Look, April and May were going to be bumpy from the jump. The team did little across the board to improve the team, outside of purchasing a DH platoon in Corey Dickerson and Jose Alberto Pujols. Jack Flaherty went down, and the bullpen and remaining rotation became weaker. They got the best of Pittsburgh, Cincinnati, Miami, and took the game against Kansas City. A series with Milwaukee was split, and the Mets won this week’s duel.
But St. Louis is still 10-7 heading into a showdown with Arizona. They’re not only treading water during injury, but finding a pulse on offense and are a half game behind the Brewers for the division lead. Stay close, play clean defense, and don’t let the lineup go cold. Five regulars entered the day with a batting average under .200. That needed to be fixed and today’s ten run barrage helped.

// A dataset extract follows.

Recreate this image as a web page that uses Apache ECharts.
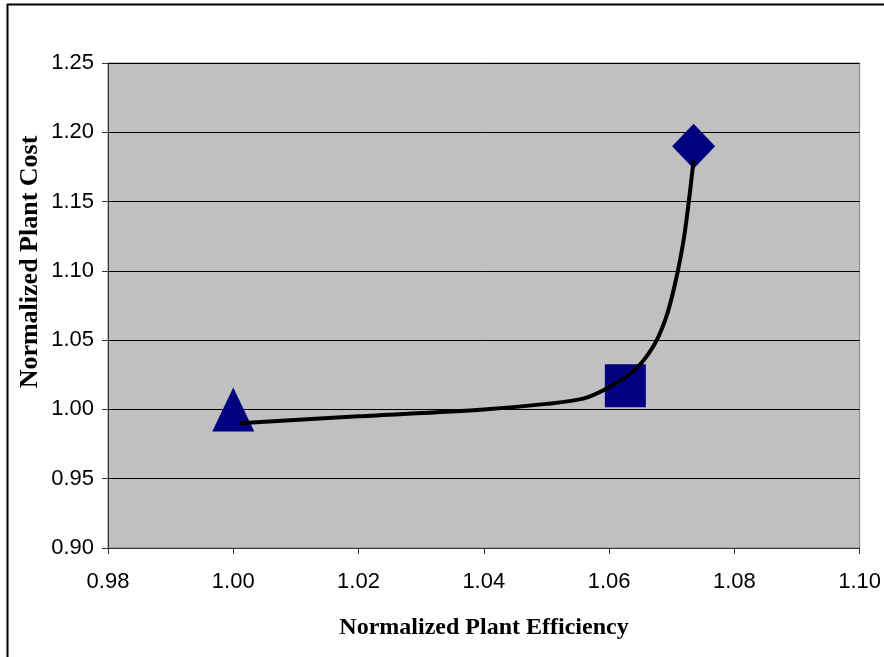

Win a series or two and split another around a series loss, and you won’t fall out of this Central Division race. Love or hate what the Cardinals did or didn’t do in the offseason, we’re in the now and it’s not so bad.
What’s also not bad is a bench-clearing drama show. It gets the blood up, brings teammates together, and goes down much better with a win.
Now someone get Mad Max a Snickers bar.
It was a good, early season, high-intensity series. Nice to see the Cards salvage a win. As far as the HBP's and subsequent brawl go, I think both teams had some justifiable anger and acted pretty rationally. Thankfully it didn't amount to much. As you mentioned, it was a nice team-building exercise. Gallegos scaling the bullpen wall was the high point.